Algorithm 4 Coupled conditional SMC step.

Input: Current states $x_{0:S}$ and $\bar{x}_{0:S}$ .

1.

Set $x^{1}_{s}=x_{s}$ and $\bar{x}^{1}_{s}=\bar{x}_{s}$ for $s=0,\dots,S$ .
2.

Sample $N-1$ particles $x^{2:N}_{0}$ independently from $\pi_{\alpha_{0}}(x)=p(x)$ .
3.

Set $\bar{x}^{i}_{0}=x^{i}_{0}$ for $i=2,\dots,N$ .
4.
For $s=1,\dots,S$ :
1. (a)
  
  Compute the (unnormalised) weights $w_{s}^{i}=p(y\mid x_{s-1}^{i})^{\alpha_{s}-\alpha_{s-1}}$ , and $\bar{w}_{s}^{i}=p(y\mid\bar{x}_{s-1}^{i})^{\alpha_{s}-\alpha_{s-1}}$ , $i=1,\dots,N$ .
2. (b)
  
  Determine $x^{2:N}_{s}$ and $\bar{x}^{2:N}_{s}$ by coupled resampling (Algorithm 5) with replacement from $x^{1:N}_{s-1}$ and $\bar{x}^{1:N}_{s-1}$ with probabilities proportional to $w_{s}^{1:N}$ and $\bar{w}_{s}^{1:N}$ , respectively.
3. (c)
  
  Update $x^{i}_{s}$ and $\bar{x}^{i}_{s}$ by applying $m_{s}$ coupled inner MCMC steps that preserve (marginally) $\pi_{\alpha_{s}}(x)$ for $i=2,\dots,N$ .
4. (d)
  
  Form trajectory $x_{0:s}^{i}$ by joining the ancestors of $x_{s}^{i}$ , $i=1,\ldots,N$ .
5.
1. (a)
  
  Compute the weights $w^{i}=p(y\mid x_{S}^{i})^{1-\alpha_{S}}$ , $\bar{w}^{i}=p(y\mid\bar{x}_{S}^{i})^{1-\alpha_{S}}$ , $i=1,\dots,N$ .
2. (b)
  
  Determine $x_{0:S}$ and $\bar{x}_{0:S}$ by coupled resampling (Algorithm 5) with replacement from $\{x^{i}_{0:S}\}_{i=1}^{N}$ and $\{\bar{x}^{i}_{0:S}\}_{i=1}^{N}$ with probabilities proportional to $w^{1:N}$ and $\bar{w}^{1:N}$ , respectively.
3. (c)
  
  Compute the corresponding marginal likelihood estimates $Z$ and $\bar{Z}$ from the weights $w_{1:S}^{1:N}$ and $\bar{w}_{1:S}^{1:N}$ , respectively, as detailed in Del Moral et al. (2006, Section 3.2.1).

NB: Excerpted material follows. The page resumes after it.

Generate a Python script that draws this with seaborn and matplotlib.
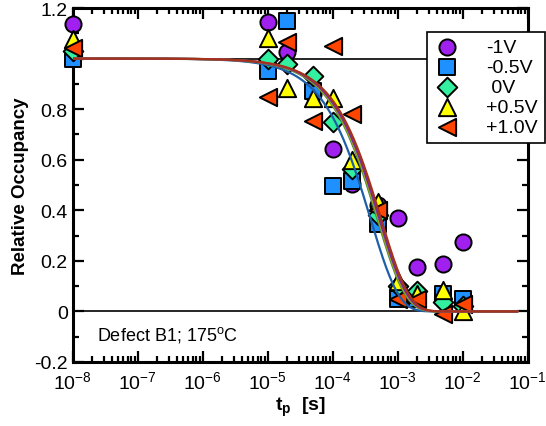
import numpy as np
import pandas as pd
import matplotlib
matplotlib.use("Agg")
import matplotlib.pyplot as plt
import seaborn as sns

sns.set_style("ticks", {"axes.edgecolor": "black", "text.color": "black",
                        "axes.labelcolor": "black", "xtick.color": "black",
                        "ytick.color": "black"})
plt.rcParams["font.family"] = ["Liberation Sans", "DejaVu Sans"]
plt.rcParams["mathtext.fontset"] = "custom"
plt.rcParams["mathtext.rm"] = "Liberation Sans"
plt.rcParams["mathtext.it"] = "Liberation Sans:italic"
plt.rcParams["mathtext.bf"] = "Liberation Sans:bold"

# Pulse widths t_p [s]
t_p = [1e-8, 1e-5, 2e-5, 5e-5, 1e-4, 2e-4, 5e-4, 1e-3, 2e-3, 5e-3, 1e-2]

# Relative occupancy for each gate bias
occ_m1v = [1.137, 1.145, 1.027, 0.86, 0.642, 0.504, 0.42, 0.368, 0.177, 0.188, 0.273]
occ_m05v = [1.0, 0.952, 1.149, 0.873, 0.497, 0.517, 0.346, 0.049, 0.05, 0.07, 0.049]
occ_0v = [1.03, 1.0, 0.978, 0.932, 0.748, 0.563, 0.38, 0.10, 0.08, 0.037, 0.02]
occ_p05v = [1.077, 1.08, 0.882, 0.843, 0.843, 0.60, 0.433, 0.122, 0.07, 0.085, 0.003]
occ_p1v = [1.04, 0.85, 1.066, 0.755, 1.05, 0.78, 0.40, 0.05, 0.05, -0.01, 0.03]

labels = ["-1V", "-0.5V", " 0V", "+0.5V", "+1.0V"]
markers = ["o", "s", "D", "^", "<"]
face_colors = ["#a020f0", "#1e90ff", "#33f0a0", "#ffff00", "#ff4500"]

# Exponential capture fits: occupancy = exp(-t/tau)
fit_tau = [3.8e-4, 4.85e-4, 5.0e-4, 5.2e-4, 5.5e-4]
fit_colors = ["#1f5fa8", "#3b8c3b", "#a5a51a", "#7b2b9b", "#a5321a"]

x_ticks = [1e-8, 1e-7, 1e-6, 1e-5, 1e-4, 1e-3, 1e-2, 1e-1]
x_tick_labels = [r"$10^{-8}$", r"$10^{-7}$", r"$10^{-6}$", r"$10^{-5}$",
                 r"$10^{-4}$", r"$10^{-3}$", r"$10^{-2}$", r"$10^{-1}$"]
y_ticks = [-0.2, 0, 0.2, 0.4, 0.6, 0.8, 1.0, 1.2]
y_tick_labels = ["-0.2", "0", "0.2", "0.4", "0.6", "0.8", "", "1.2"]

fig = plt.figure(figsize=(5.46, 4.27), dpi=100)
ax = fig.add_axes([0.1332, 0.1499, 0.8333, 0.829])

ax.axhline(0, color="black", lw=1.2, zorder=1)
ax.axhline(1, color="black", lw=1.2, zorder=1)

series = [occ_m1v, occ_m05v, occ_0v, occ_p05v, occ_p1v]
handles = []
for vals, lab, mk, fc in zip(series, labels, markers, face_colors):
    df = pd.DataFrame({"t": t_p, "occ": vals})
    size = 155 if mk in ("^", "<") else (100 if mk == "D" else 135)
    sns.scatterplot(data=df, x="t", y="occ", marker=mk, color=fc, s=size,
                    edgecolor="black", linewidth=1.4, ax=ax, zorder=3,
                    label=lab, legend=False, clip_on=False)
    handles.append(ax.collections[-1])

t_fit = np.logspace(-8, np.log10(7e-2), 400)
for tau, col in zip(fit_tau, fit_colors):
    fit_df = pd.DataFrame({"t": t_fit, "occ": np.exp(-t_fit / tau)})
    sns.lineplot(data=fit_df, x="t", y="occ", color=col, lw=1.6, ax=ax, zorder=4)

ax.set_xscale("log")
ax.set_xlim(1e-8, 1e-1)
ax.set_ylim(-0.2, 1.2)
ax.set_xticks(x_ticks)
ax.set_xticklabels(x_tick_labels)
ax.set_yticks(y_ticks)
ax.set_yticklabels(y_tick_labels)
ax.xaxis.set_minor_locator(matplotlib.ticker.LogLocator(base=10, subs=np.arange(2, 10), numticks=20))
ax.xaxis.set_minor_formatter(matplotlib.ticker.NullFormatter())
ax.yaxis.set_minor_locator(matplotlib.ticker.MultipleLocator(0.1))

ax.tick_params(which="both", direction="in", top=True, right=True, labelsize=14,
               width=1.6, colors="black")
ax.tick_params(which="major", length=8)
ax.tick_params(which="minor", length=4)
ax.tick_params(axis="x", pad=6)
for sp in ax.spines.values():
    sp.set_linewidth(2.2)
    sp.set_color("black")

ax.set_xlabel(r"$\mathbf{t}_\mathbf{p}$  [s]", fontsize=14, fontweight="bold",
              labelpad=2, color="black")
ax.set_ylabel("Relative Occupancy", fontsize=13.5, fontweight="bold", labelpad=4,
              color="black")

ax.text(0.053, 0.08, r"Defect B1; 175$^{\rm o}$C", transform=ax.transAxes,
        fontsize=13, va="center", ha="left", color="black")

leg = ax.legend(handles, labels, loc="upper left",
                bbox_to_anchor=(427 / 546, 1 - 33 / 427), bbox_transform=fig.transFigure,
                fontsize=14, frameon=True, fancybox=False, framealpha=1,
                edgecolor="black", handletextpad=1.3, labelspacing=0.12,
                borderpad=0.35, handlelength=1.4, borderaxespad=0)
leg.get_frame().set_linewidth(1.2)
leg.set_zorder(10)
for txt in leg.get_texts():
    txt.set_color("black")

fig.savefig("out.png", dpi=100)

Output: Updated states $x_{0:S}$ and $\bar{x}_{0:S}$ , along with $Z$ and $\bar{Z}$ , obtained by application of a coupled conditional SMC kernel, with transitions that marginally preserve $\Pi(x_{0:S})$ .

Algorithm 5 Coupled resampling.

Input: Probability vectors $p_{1:N}$ and $\bar{p}_{1:N}$ .

1.

Compute $p^{\min}_{i}=\min(p_{i},\bar{p}_{i})$ for $i=1,\dots,N$ .
2.
1. (a)
  With probability $a=\sum_{i=1}^{N}p^{\min}_{i}$ :
  1. i.
    
    Draw $i$ according to the law on $1\!:\!N$ defined by the probability vector $p^{\min}_{1:N}/a$ .
  2. ii.
    
    Let $\bar{i}=i$ .
2. (b)
  
  With probability $1-a$ , draw $i$ and $\bar{i}$ according to the laws defined by the probability vectors $(p_{1:N}-p^{\min}_{1:N})/(1-a)$ and ${(\bar{p}_{1:N}-p^{\min}_{1:N})}/{(1-a)}$ , respectively.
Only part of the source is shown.